Written task:
Give an exact copy of every line, leaving images out.

Supplied information:
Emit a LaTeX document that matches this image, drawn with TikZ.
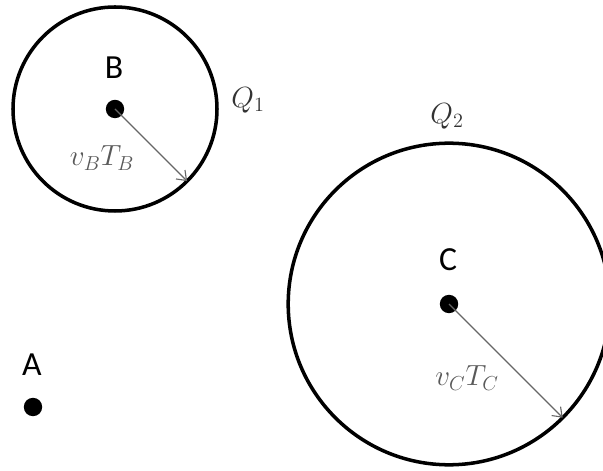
\documentclass[tikz,border=0pt]{standalone}
\usepackage{fontspec}
\newfontfamily\sitefont{Carlito}
\usetikzlibrary{positioning,arrows.meta}
\tikzset{
  zone/.style={circle, draw, line width=2.5pt, inner sep=0pt, outer sep=0pt},
  site/.style={circle, fill, inner sep=0pt, minimum size=0.46cm},
  sitelabel/.style={font=\sitefont\fontsize{24}{28}\selectfont},
  zonelabel/.style={text=black!80, font=\fontsize{21}{25}\selectfont},
  reachlabel/.style={text=black!65, font=\fontsize{21}{25}\selectfont},
  reach/.style={-{Straight Barb[length=6pt,width=9pt]}, black!60, line width=0.8pt},
}
\begin{document}
\begin{tikzpicture}
\useasboundingbox (0,0) rectangle (15.075,11.75);
% region around B
\node[zone, minimum size=5.1cm] (Q1) at (2.875,9.025) {};
\node[site] (dB) at (2.875,9.025) {};
\node[sitelabel] (lB) at (2.85,10.05) {B};
\node[zonelabel] (lQ1) at (6.2,9.25) {$Q_1$};
\draw[reach] (dB.center) -- (Q1.-45);
\node[reachlabel] (rB) at (2.55,7.8) {$v_BT_B$};
% region around C
\node[zone, minimum size=8.04cm] (Q2) at (11.225,4.15) {};
\node[site] (dC) at (11.225,4.15) {};
\node[sitelabel] (lC) at (11.2,5.25) {C};
\node[zonelabel] (lQ2) at (11.175,8.85) {$Q_2$};
\draw[reach] (dC.center) -- (Q2.-45);
\node[reachlabel] (rC) at (11.675,2.3) {$v_CT_C$};
% point A
\node[site] (dA) at (0.825,1.575) {};
\node[sitelabel] (lA) at (0.8,2.625) {A};
\end{tikzpicture}
\end{document}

Written reply:
Emit a LaTeX document that matches this image, drawn with TikZ.
\documentclass[tikz,border=0pt]{standalone}
\usepackage{fontspec}
\newfontfamily\sitefont{Carlito}
\usetikzlibrary{positioning,arrows.meta}
\tikzset{
  zone/.style={circle, draw, line width=2.5pt, inner sep=0pt, outer sep=0pt},
  site/.style={circle, fill, inner sep=0pt, minimum size=0.46cm},
  sitelabel/.style={font=\sitefont\fontsize{24}{28}\selectfont},
  zonelabel/.style={text=black!80, font=\fontsize{21}{25}\selectfont},
  reachlabel/.style={text=black!65, font=\fontsize{21}{25}\selectfont},
  reach/.style={-{Straight Barb[length=6pt,width=9pt]}, black!60, line width=0.8pt},
}
\begin{document}
\begin{tikzpicture}
\useasboundingbox (0,0) rectangle (15.075,11.75);
% region around B
\node[zone, minimum size=5.1cm] (Q1) at (2.875,9.025) {};
\node[site] (dB) at (2.875,9.025) {};
\node[sitelabel] (lB) at (2.85,10.05) {B};
\node[zonelabel] (lQ1) at (6.2,9.25) {$Q_1$};
\draw[reach] (dB.center) -- (Q1.-45);
\node[reachlabel] (rB) at (2.55,7.8) {$v_BT_B$};
% region around C
\node[zone, minimum size=8.04cm] (Q2) at (11.225,4.15) {};
\node[site] (dC) at (11.225,4.15) {};
\node[sitelabel] (lC) at (11.2,5.25) {C};
\node[zonelabel] (lQ2) at (11.175,8.85) {$Q_2$};
\draw[reach] (dC.center) -- (Q2.-45);
\node[reachlabel] (rC) at (11.675,2.3) {$v_CT_C$};
% point A
\node[site] (dA) at (0.825,1.575) {};
\node[sitelabel] (lA) at (0.8,2.625) {A};
\end{tikzpicture}
\end{document}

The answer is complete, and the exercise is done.